What we contend for is worthy the affliction we may go
through. If we get but bread to eat, and any kind of raiment to put on,
we ought not only to be contented, but thankful. More than that we ought
not to look for, and less than that heaven has not yet suffered us
to want. He that would sell his birthright for a little salt, is as
worthless as he who sold it for pottage without salt; and he that would
part with it for a gay coat, or a plain coat, ought for ever to be
a slave in buff. What are salt, sugar and finery, to the inestimable
blessings of "Liberty and Safety!" Or what are the inconveniences of
a few months to the tributary bondage of ages? The meanest peasant in
America, blessed with these sentiments, is a happy man compared with a
New York Tory; he can eat his morsel without repining, and when he has
done, can sweeten it with a repast of wholesome air; he can take his
child by the hand and bless it, without feeling the conscious shame of
neglecting a parent's duty.
In publishing these remarks I have several objects in view.

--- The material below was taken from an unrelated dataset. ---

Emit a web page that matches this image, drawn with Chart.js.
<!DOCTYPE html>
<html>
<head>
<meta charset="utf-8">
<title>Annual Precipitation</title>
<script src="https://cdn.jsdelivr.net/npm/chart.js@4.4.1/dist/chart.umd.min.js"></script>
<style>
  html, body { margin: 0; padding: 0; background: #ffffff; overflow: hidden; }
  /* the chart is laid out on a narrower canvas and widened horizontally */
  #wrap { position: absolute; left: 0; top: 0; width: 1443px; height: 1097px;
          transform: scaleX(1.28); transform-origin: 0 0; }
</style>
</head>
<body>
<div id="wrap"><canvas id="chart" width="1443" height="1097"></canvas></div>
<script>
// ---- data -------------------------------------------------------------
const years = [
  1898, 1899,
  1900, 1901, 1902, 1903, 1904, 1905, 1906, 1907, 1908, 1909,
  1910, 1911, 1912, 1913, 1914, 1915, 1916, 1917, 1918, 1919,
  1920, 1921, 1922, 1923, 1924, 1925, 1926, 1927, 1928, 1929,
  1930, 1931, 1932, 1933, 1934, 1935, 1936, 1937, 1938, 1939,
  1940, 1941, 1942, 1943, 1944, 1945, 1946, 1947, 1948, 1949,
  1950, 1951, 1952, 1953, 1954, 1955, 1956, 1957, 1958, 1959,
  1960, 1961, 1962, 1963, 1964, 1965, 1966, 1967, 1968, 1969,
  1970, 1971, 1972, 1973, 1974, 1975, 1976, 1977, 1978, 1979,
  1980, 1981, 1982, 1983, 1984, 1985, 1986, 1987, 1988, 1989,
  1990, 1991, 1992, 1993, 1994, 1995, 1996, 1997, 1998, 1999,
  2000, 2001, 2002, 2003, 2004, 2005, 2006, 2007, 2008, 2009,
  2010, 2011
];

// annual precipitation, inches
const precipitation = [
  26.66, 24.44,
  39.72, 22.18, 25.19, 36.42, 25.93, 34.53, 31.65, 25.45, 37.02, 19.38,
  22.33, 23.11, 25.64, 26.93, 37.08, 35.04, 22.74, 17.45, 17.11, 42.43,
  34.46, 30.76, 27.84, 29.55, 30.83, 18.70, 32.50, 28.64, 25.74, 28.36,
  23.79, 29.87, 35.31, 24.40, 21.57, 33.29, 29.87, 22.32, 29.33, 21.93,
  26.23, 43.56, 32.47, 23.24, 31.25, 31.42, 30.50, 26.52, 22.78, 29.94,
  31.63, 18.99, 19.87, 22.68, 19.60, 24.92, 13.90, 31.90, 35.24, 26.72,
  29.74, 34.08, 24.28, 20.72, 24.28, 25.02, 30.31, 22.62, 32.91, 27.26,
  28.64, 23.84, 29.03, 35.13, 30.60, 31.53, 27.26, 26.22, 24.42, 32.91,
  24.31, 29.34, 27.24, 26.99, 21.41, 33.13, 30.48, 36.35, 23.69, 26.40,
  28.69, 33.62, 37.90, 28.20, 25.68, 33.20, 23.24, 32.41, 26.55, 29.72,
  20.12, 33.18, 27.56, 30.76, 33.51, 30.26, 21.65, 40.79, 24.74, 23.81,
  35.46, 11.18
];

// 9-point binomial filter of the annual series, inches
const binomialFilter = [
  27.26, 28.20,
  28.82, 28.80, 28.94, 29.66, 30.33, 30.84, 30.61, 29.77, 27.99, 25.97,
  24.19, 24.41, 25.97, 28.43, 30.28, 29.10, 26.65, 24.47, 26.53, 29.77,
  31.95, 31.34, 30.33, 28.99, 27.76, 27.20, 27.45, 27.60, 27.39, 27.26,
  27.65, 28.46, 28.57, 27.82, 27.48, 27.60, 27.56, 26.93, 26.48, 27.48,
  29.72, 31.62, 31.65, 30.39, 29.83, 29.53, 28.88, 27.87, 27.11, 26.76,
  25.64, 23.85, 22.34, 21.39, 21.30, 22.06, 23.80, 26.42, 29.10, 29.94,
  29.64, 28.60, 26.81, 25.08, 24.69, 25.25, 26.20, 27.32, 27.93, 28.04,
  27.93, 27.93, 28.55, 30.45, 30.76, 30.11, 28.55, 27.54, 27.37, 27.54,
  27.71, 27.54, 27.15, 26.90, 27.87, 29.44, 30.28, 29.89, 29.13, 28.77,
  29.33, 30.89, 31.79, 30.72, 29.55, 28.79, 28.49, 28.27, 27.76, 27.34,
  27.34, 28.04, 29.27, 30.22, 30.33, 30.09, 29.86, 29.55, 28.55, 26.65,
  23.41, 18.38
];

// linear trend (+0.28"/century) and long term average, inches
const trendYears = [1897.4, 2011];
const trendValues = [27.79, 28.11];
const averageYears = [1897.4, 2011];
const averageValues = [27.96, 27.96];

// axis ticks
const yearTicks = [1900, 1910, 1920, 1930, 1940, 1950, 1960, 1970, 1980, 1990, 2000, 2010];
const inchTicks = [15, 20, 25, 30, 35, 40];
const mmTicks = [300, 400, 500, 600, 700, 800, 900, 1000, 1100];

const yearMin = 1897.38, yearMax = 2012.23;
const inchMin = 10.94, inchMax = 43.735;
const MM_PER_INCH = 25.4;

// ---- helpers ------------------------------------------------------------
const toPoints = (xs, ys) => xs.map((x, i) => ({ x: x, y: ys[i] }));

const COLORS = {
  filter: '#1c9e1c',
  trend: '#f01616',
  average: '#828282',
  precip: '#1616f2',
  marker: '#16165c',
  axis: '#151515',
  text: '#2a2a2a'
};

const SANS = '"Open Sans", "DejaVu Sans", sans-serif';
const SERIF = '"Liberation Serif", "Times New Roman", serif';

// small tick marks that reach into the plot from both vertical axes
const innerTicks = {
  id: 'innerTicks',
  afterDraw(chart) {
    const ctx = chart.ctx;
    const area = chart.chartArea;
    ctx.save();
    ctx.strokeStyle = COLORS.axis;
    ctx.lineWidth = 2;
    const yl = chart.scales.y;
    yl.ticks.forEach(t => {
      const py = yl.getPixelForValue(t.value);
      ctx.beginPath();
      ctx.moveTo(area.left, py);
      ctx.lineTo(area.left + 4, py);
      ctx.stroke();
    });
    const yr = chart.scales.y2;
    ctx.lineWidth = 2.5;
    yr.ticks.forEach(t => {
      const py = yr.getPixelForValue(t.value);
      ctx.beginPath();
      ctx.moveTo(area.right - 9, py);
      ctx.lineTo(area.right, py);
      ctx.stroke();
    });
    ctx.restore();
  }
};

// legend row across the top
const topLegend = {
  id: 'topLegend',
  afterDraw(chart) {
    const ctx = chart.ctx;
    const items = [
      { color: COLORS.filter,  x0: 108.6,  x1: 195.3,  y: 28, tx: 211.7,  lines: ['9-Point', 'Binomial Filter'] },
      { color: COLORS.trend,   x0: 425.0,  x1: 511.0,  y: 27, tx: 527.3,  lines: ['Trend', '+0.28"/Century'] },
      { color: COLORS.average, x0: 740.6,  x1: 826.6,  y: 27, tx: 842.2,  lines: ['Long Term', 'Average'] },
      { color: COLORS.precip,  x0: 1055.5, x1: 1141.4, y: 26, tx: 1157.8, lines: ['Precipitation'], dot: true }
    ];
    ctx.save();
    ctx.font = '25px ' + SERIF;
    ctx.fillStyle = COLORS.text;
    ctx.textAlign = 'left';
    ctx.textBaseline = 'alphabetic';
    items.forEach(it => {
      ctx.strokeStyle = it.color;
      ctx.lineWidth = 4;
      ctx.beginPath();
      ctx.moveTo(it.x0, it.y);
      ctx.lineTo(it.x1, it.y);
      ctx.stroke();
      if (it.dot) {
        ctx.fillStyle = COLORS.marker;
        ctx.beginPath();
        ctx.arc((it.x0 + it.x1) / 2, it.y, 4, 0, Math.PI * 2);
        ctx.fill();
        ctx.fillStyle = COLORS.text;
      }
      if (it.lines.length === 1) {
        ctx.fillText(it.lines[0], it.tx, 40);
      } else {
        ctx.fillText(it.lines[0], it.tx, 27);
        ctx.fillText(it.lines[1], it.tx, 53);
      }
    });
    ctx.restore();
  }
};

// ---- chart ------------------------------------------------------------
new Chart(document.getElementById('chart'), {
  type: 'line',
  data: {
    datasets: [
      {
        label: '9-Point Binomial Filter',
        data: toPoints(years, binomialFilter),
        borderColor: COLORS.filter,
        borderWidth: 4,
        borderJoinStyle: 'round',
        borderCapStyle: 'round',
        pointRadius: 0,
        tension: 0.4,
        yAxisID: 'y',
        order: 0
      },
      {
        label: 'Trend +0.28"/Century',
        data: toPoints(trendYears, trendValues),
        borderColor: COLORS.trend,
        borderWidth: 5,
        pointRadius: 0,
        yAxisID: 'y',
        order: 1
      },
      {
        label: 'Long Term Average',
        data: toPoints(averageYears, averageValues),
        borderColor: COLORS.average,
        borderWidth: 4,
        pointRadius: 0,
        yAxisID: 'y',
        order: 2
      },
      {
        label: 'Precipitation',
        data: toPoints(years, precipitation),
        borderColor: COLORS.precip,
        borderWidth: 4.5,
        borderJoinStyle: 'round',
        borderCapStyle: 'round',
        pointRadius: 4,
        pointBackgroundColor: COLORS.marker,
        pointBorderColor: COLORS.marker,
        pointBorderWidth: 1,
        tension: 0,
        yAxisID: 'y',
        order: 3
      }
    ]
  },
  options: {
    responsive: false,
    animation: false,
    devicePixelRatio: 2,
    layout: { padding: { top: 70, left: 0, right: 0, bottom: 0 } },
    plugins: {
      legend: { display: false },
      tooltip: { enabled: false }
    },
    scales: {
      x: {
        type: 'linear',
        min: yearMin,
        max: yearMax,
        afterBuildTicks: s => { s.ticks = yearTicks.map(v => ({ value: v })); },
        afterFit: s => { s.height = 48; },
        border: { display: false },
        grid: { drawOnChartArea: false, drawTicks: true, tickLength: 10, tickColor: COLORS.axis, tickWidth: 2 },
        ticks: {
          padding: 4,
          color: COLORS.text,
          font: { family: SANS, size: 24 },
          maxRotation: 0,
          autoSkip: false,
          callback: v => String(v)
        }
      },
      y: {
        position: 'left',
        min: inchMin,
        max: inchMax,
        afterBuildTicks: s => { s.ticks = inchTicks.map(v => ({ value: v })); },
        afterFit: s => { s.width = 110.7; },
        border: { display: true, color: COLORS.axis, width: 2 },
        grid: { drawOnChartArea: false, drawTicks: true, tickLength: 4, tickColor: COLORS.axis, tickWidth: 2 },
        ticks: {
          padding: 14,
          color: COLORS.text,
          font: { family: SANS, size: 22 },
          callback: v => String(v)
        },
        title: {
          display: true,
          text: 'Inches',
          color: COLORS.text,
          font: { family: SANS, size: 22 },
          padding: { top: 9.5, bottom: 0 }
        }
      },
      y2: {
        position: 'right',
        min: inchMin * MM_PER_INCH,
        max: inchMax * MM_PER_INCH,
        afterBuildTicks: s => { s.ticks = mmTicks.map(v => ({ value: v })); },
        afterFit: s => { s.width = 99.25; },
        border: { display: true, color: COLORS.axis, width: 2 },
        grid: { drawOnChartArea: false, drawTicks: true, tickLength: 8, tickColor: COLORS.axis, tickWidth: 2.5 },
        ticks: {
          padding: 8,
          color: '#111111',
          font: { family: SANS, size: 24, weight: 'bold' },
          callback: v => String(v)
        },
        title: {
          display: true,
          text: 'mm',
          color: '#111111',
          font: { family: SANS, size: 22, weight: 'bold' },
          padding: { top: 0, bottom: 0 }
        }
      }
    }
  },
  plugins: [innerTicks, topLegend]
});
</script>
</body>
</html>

On your part they are to expose the folly of your pretended authority
as a commissioner; the wickedness of your cause in general; and the
impossibility of your conquering us at any rate. On the part of the
public, my intention is, to show them their true and sold interest;
to encourage them to their own good, to remove the fears and falsities
which bad men have spread, and weak men have encouraged; and to excite
in all men a love for union, and a cheerfulness for duty.
I shall submit one more case to you respecting your conquest of this
country, and then proceed to new observations.
Suppose our armies in every part of this continent were immediately to
disperse, every man to his home, or where else he might be safe, and
engage to reassemble again on a certain future day; it is clear that you
would then have no army to contend with, yet you would be as much at
a loss in that case as you are now; you would be afraid to send your
troops in parties over to the continent, either to disarm or prevent us
from assembling, lest they should not return; and while you kept them
together, having no arms of ours to dispute with, you could not call it
a conquest; you might furnish out a pompous page in the London Gazette
or a New York paper, but when we returned at the appointed time, you
would have the same work to do that you had at first.